Did You Know? UNC’s Plan for Fall | Eastern North Carolina Now

Publisher's note: The James G. Martin Center for Academic Renewal is a nonprofit institute dedicated to improving higher education in North Carolina and the nation. Located in Raleigh, North Carolina, it has been an independent 501(c)(3) organization since 2003. It was known as the John W. Pope Center for Higher Education Policy until early January 2017.

The author of this post is Nicole Divers.

    With campus scheduled to reopen in the fall, the University of North Carolina-Chapel Hill has released a preliminary road-map outlining how they plan to mitigate the effects of COVID-19. Although the plan is not yet finalized, it covers four key aspects of university activity: fall schedule, class structure, health and safety, and campus operations.

    Fall Schedule

    In anticipation of a second wave of COVID-19, UNC has implemented a new academic schedule. The new schedule starts and ends the semester earlier with classes beginning on August 10 and finals wrapping up by November 24. Additionally, fall break, which was originally October 15-16, will be eliminated. However, Labor Day (September 7) and University Day (October 12) will still be observed.

    Class Structure

    UNC will use on-campus and off-campus instruction for fall classes. Individual college and departments heads will choose among four basic class structures:

  • Face-to-Face/hybrid: These courses will have in-person lectures, but may also include an online component.
  • HyFlex: These courses will meet in-person and have a remote option. Students may also rotate between in-person and remote lectures so all students have an equal opportunity to receive in-person instruction.
  • Remote and recitation: These courses will be taught remotely and include a recitation (a subgroup of students to discuss lectures and readings, led by a teaching assistant). The recitation may be a mix of in-person and remote.
  • Remote only: These courses will be taught entirely remotely.

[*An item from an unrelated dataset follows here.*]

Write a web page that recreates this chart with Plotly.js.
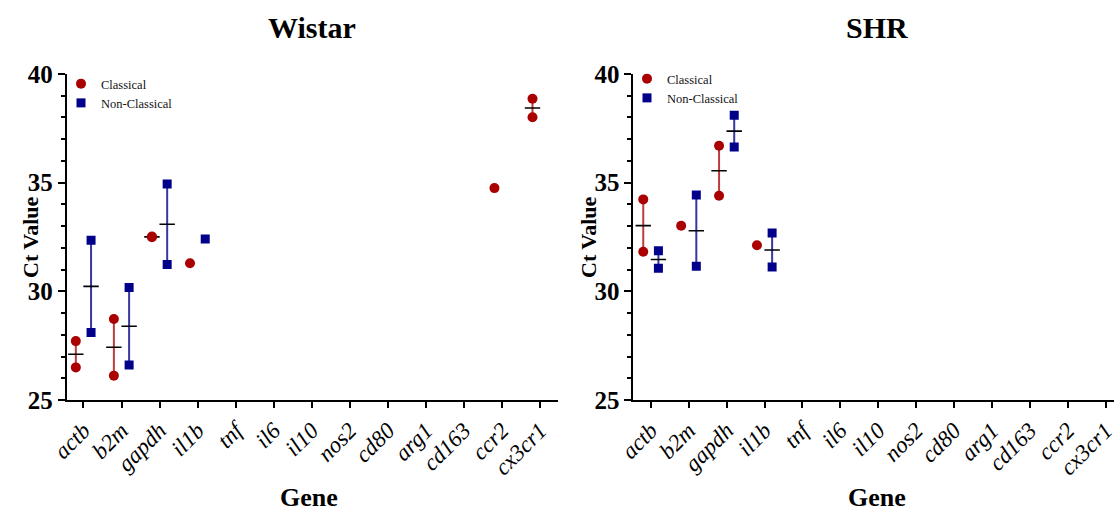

    In addition to the varied delivery method options, many colleges and schools within UNC have taken extra precautions, such as reconfiguring classrooms so that smaller classes meet in larger rooms, to allow for social distancing for those attending in-person classes.

    Health and Safety

    To limit the virus's spread, UNC has laid out health and safety precautions that everyone on campus is expected to follow. These precautions include frequent hand washing, social distancing, and sanitizing surfaces. Students and faculty will also be expected to wear a face mask while in public. Student organizations and other groups will not be allowed to gather in numbers that exceed the limit set by state or local guidance.

    Campus Operations

    UNC's dining halls, Lenoir and Chase, will remain open to serve students with a fall meal plan. This includes Mainstreet at Bottom of Lenoir which is ordinarily open to students without a meal plan. Dining halls will also limit the amount of seating available to facilitate social distancing. All other Carolina Dining Services facilities will remain open.

    Dorms will operate at full capacity and students will not be required to wear masks inside their dorm rooms. There will be a number of rooms reserved for students with immunocompromised conditions as approved by Accessibility Resources and Services.

    Other UNC System schools are taking similar precautions. All campuses will be encouraging students and faculty to get tested for COVID-19 and quarantine themselves if they test positive. Many campuses have announced amended fall schedules that start and end earlier. The exception to this is UNC Charlotte which will start classes later on September 7 to avoid crowds from the Republican National Convention that is scheduled in Charlotte.

    Nicole Divers is a Martin Center intern and a senior at the University of North Carolina at Chapel Hill.